While degradation had well begun much before 2011, the year Banerjee came to power, it has been almost fast-tracked since then, the satellite images show.

For Bonani and Pradeep Kakkar, the testimony of the scientists is borne out by their own three-decade efforts to get the governments of Bengal to do nature’s bidding.
The Kakkars, through their NGO People United for Better Living in Kolkata (PUBLIC), in 1992, moved the public interest litigation in the Calcutta high court which resulted in the very first order granting legal protection to the EKW. Bonani, once part of the East Kolkata Wetlands Management Authority, told The Wire that she saw its democratic structure overtaken by a former mayor of Kolkata and then eventually, its gradual spiral into ineffectiveness.

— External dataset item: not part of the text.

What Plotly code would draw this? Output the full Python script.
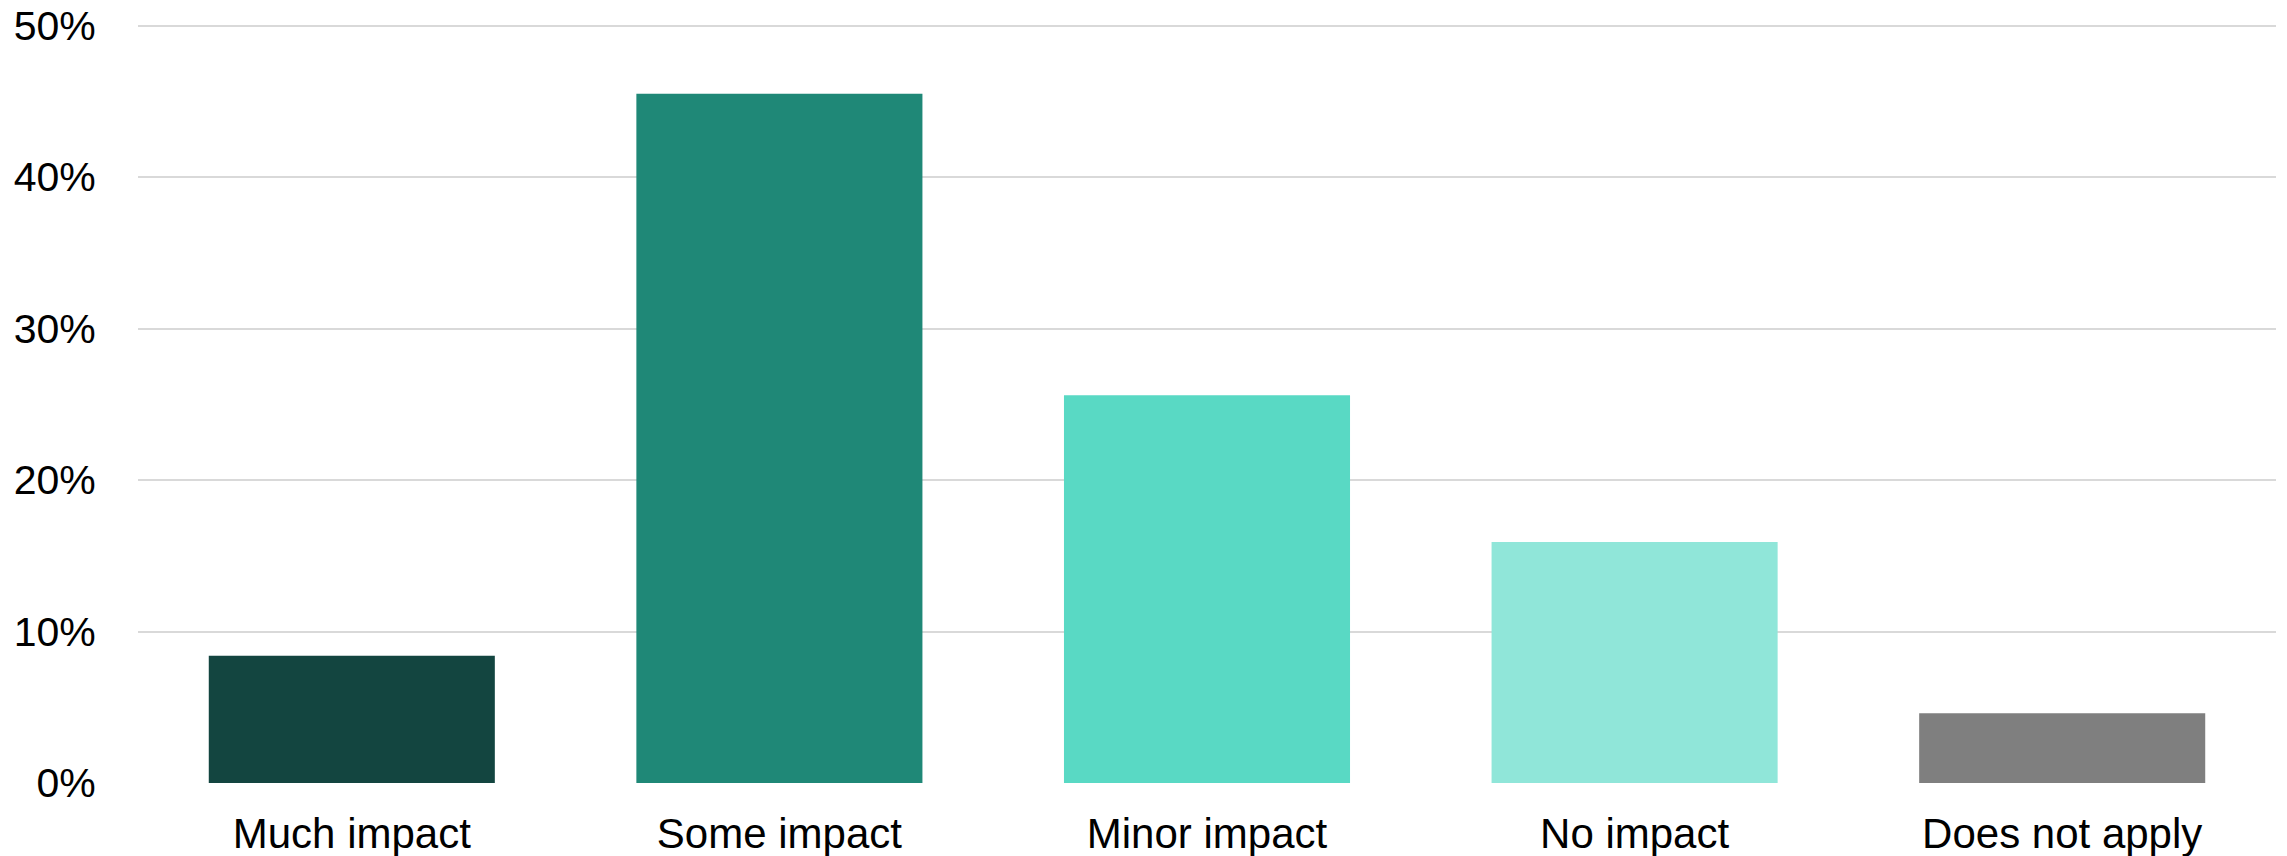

Jha and her co-authors have written a new paper this year titled ‘Investigating the role of policies in the sustainable management of East Kolkata Wetland’ which notes that despite stringent regulations, weak enforcement mechanisms and inadequate monitoring systems are major barriers to effective wetland conservation.
The Kakkars have detailed records of how each mouza of the EKW has changed hands – often legally but in a way that defies explanation. “One of the areas with heavy encroachment in the EKW – Kheadaha II Gram Panchayat area, especially Bhagabanpur mouza, almost went under during these rains. The Kheadaha I Gram Panchayat area, on the other hand, is overwhelmed by plastic units that are unauthorised,” Pradeep Kakkar told The Wire.

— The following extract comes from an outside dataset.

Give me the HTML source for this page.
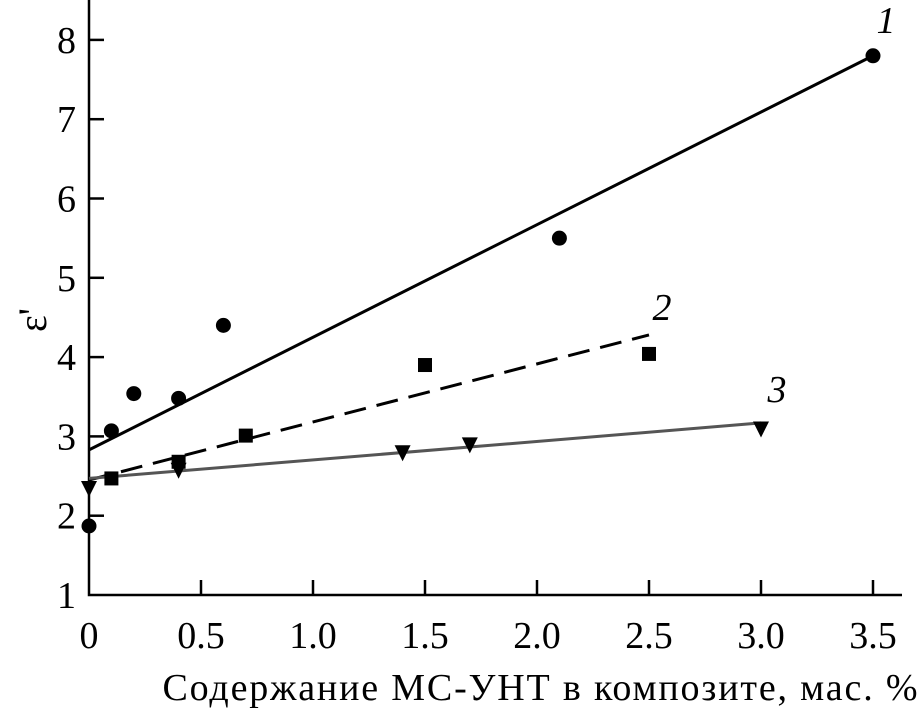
<!DOCTYPE html>
<html><head><meta charset="utf-8"><style>
body{margin:0;background:#fff}
svg text{font-family:"Liberation Serif","Times New Roman",serif;fill:#000}
</style></head><body>
<svg id="chart" width="923" height="710" xmlns="http://www.w3.org/2000/svg">
<g id="axes"></g>
<g id="marks"></g>
</svg>
<script>
const xTicks=[0,0.5,1.0,1.5,2.0,2.5,3.0,3.5];
const xTickLabels=["0","0.5","1.0","1.5","2.0","2.5","3.0","3.5"];
const yTicks=[1,2,3,4,5,6,7,8];
const s1x=[0,0.1,0.2,0.4,0.6,2.1,3.5];
const s1y=[1.87,3.07,3.54,3.48,4.4,5.5,7.8];
const s2x=[0.1,0.4,0.7,1.5,2.5];
const s2y=[2.47,2.68,3.01,3.9,4.04];
const s3x=[0,0.4,1.4,1.7,3.0];
const s3y=[2.35,2.58,2.8,2.9,3.1];
const fit1=[[0,2.83],[3.5,7.8]];
const fit2=[[0,2.45],[2.5,4.28]];
const fit3=[[0,2.47],[3.0,3.17]];

const NS="http://www.w3.org/2000/svg";
const X=v=>89+v*224;
const Y=v=>595-(v-1)*79.3;
function mk(parent,tag,attrs){const e=document.createElementNS(NS,tag);for(const k in attrs)e.setAttribute(k,attrs[k]);parent.appendChild(e);return e;}
const axes=document.getElementById('axes'),marks=document.getElementById('marks');

let e=mk(axes,'path',{d:`M89 0 V595 H902`,stroke:'#000','stroke-width':2.5,fill:'none'});


xTicks.forEach((t,i)=>{
  if(i>0){let l=mk(axes,'line',{x1:X(t),x2:X(t),y1:595,y2:580,stroke:'#000','stroke-width':2.5});
  
  }
  let tx=mk(axes,'text',{x:X(t),y:648,'font-size':38,'text-anchor':'middle'});tx.textContent=xTickLabels[i];
  
  
});
yTicks.forEach(t=>{
  if(t>1){let l=mk(axes,'line',{x1:89,x2:104,y1:Y(t),y2:Y(t),stroke:'#000','stroke-width':2.5});
  
  }
  let tx=mk(axes,'text',{x:76,y:Y(t)+13,'font-size':38,'text-anchor':'end'});tx.textContent=String(t);
  
  
});
let xt=mk(axes,'text',{x:540,y:700,'font-size':38,'text-anchor':'middle',textLength:755});xt.textContent='Содержание МС-УНТ в композите, мас. %';


let yt=mk(axes,'text',{x:0,y:0,'font-size':40,'text-anchor':'middle',transform:'translate(46,320) rotate(-90)'});yt.textContent="ε'";



function fit(f,stroke,dash,name){
  let l=mk(marks,'line',{x1:X(f[0][0]),y1:Y(f[0][1]),x2:X(f[1][0]),y2:Y(f[1][1]),stroke:stroke,'stroke-width':3,'stroke-dasharray':dash||'none'});
  
  
}
fit(fit1,'#000',null,'fit-line-1');
fit(fit2,'#000','22 11','fit-line-2');
fit(fit3,'#555',null,'fit-line-3');
s1x.forEach((v,i)=>{let c=mk(marks,'circle',{cx:X(v),cy:Y(s1y[i]),r:7.5,fill:'#000'});
  
  });
s2x.forEach((v,i)=>{let r=mk(marks,'rect',{x:X(v)-7,y:Y(s2y[i])-7,width:14,height:14,fill:'#000'});
  
  });
s3x.forEach((v,i)=>{const x=X(v),y=Y(s3y[i]);let p=mk(marks,'polygon',{points:`${x-8},${y-7} ${x+8},${y-7} ${x},${y+9}`,fill:'#000'});
  
  });
[['1',886,33],['2',662,320],['3',777,402]].forEach(([t,x,y])=>{let tx=mk(marks,'text',{x:x,y:y,'font-size':38,'font-style':'italic','text-anchor':'middle'});tx.textContent=t;
  
  });
</script>
</body></html>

A table furnished by the Jamia researchers in their latest paper shows how land changed from 2002 to 2024.

In the above, the researchers highlight that the increase of open land indicates that land is being cleared for construction.
The following diagram illustrates much of the same.

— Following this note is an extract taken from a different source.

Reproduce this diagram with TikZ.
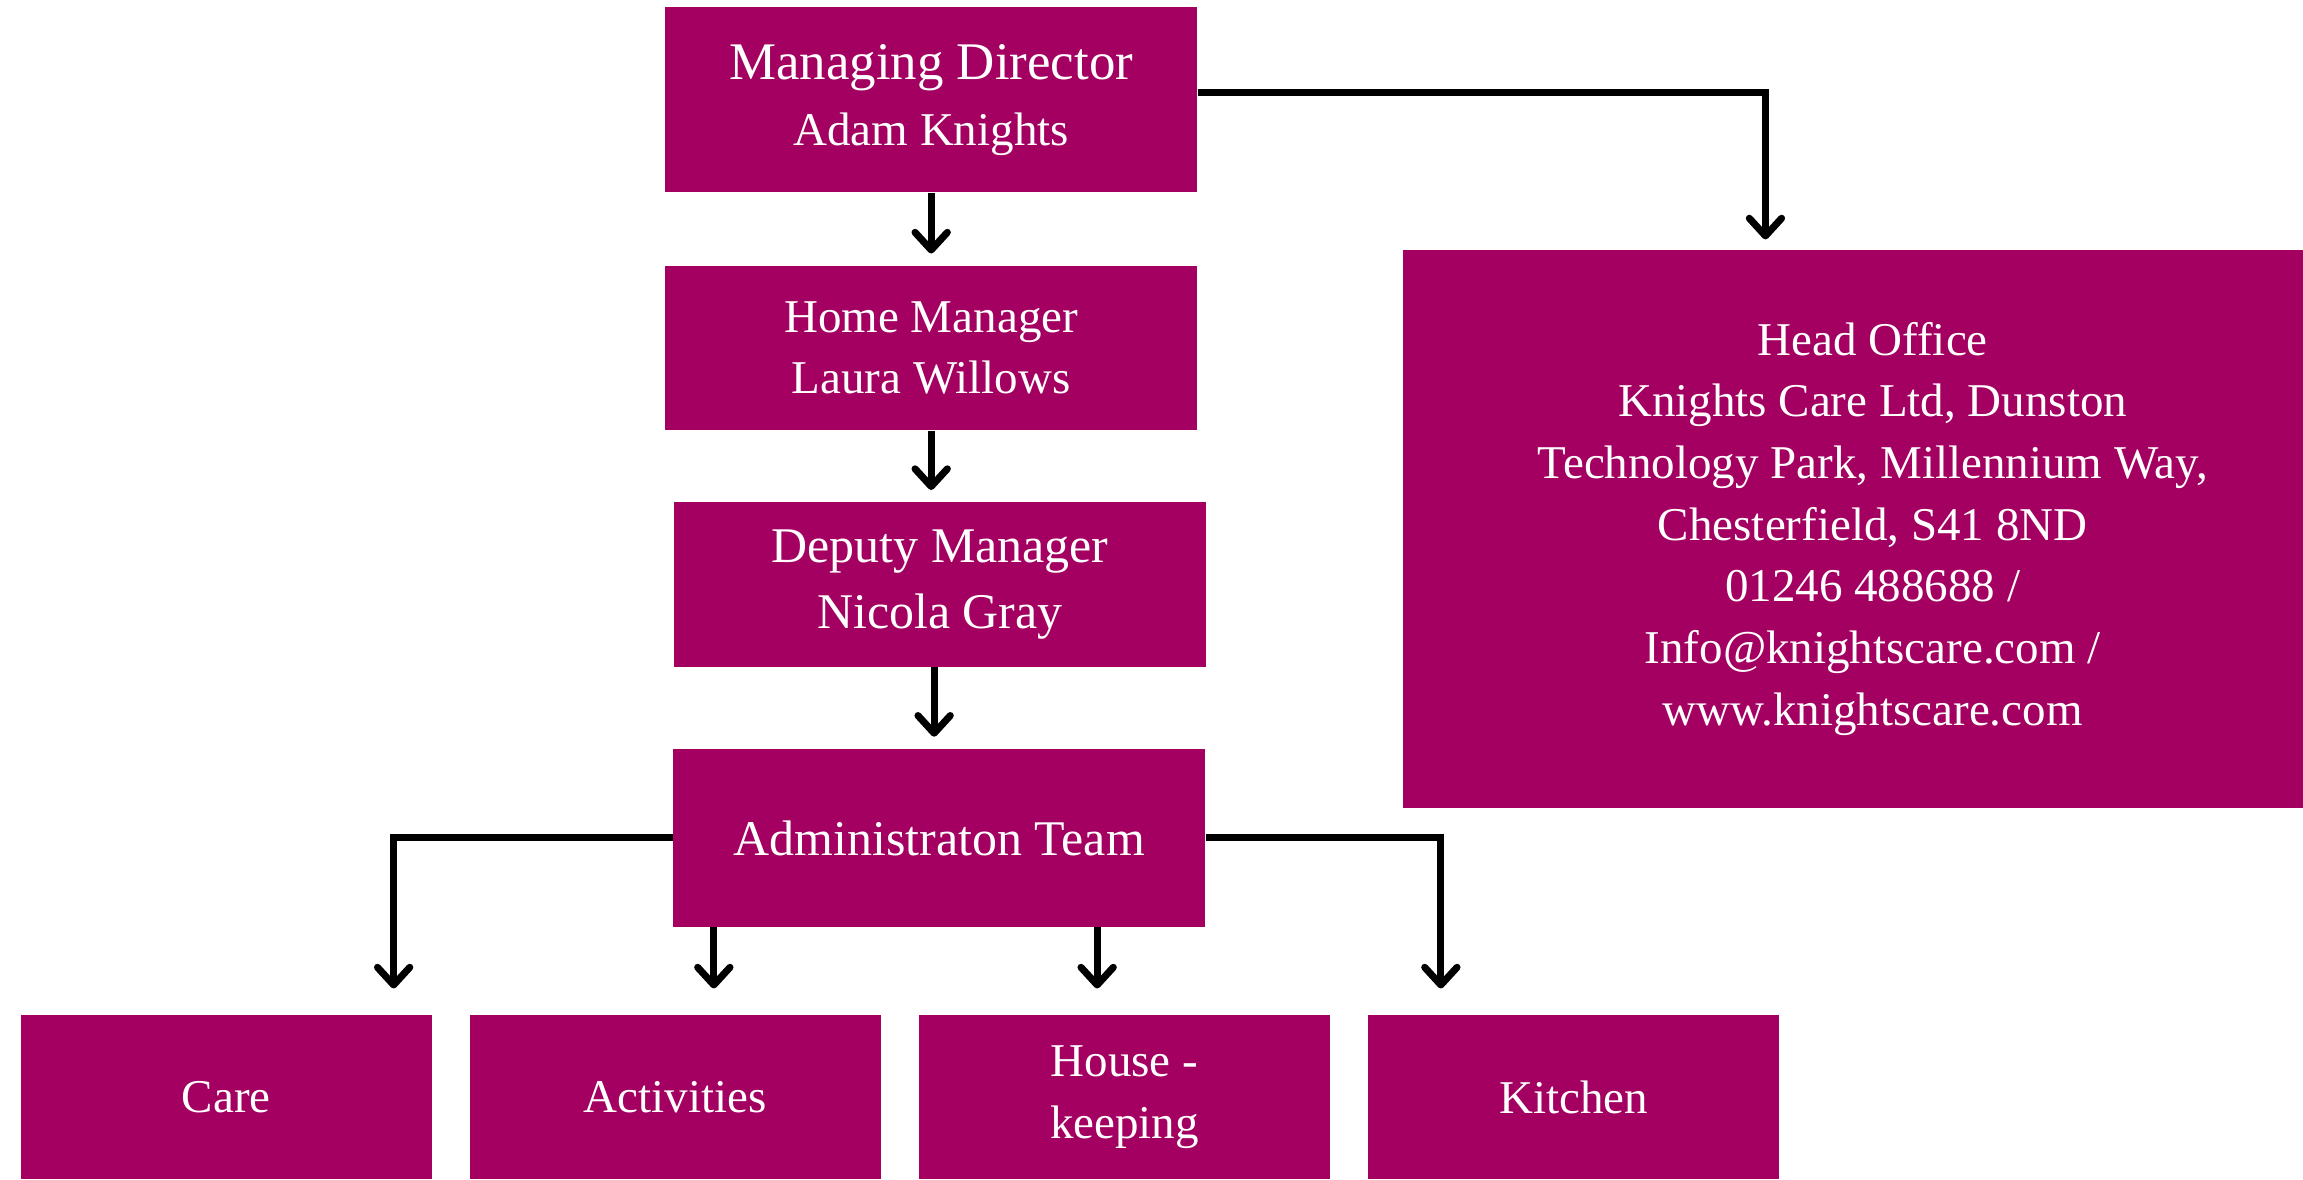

These diagrams only drive home what is, in fact, plain to see – that construction on the EKW has increased several-folds in the last three decades.
Click on the play button below for a visual of the changes through the years.
In a low-lying city such as Kolkata, with climate change resulting in rising sea levels, there are obvious risks in sealing with concrete the very avenues that were naturally in place for the draining of water.
As chief minister, Banerjee has been quick to assign blame on factors which had little to do with this urban crisis, while ignoring a glaring and ongoing flaw in her own policies and those of her predecessors.
Incidentally, Banerjee once against blamed the waters released by the Centre-controlled DVC and Farakka for widespread flooding in the Himalayan and Himalaya-adjacent districts of Bengal – Darjeeling, Kalimpong, Jalpaiguri, Alipurduars and Cooch Behar on October 4 and 5. Thirty three people have died so far. However, both dams are, in fact, downstream from where the flooding and destruction happened.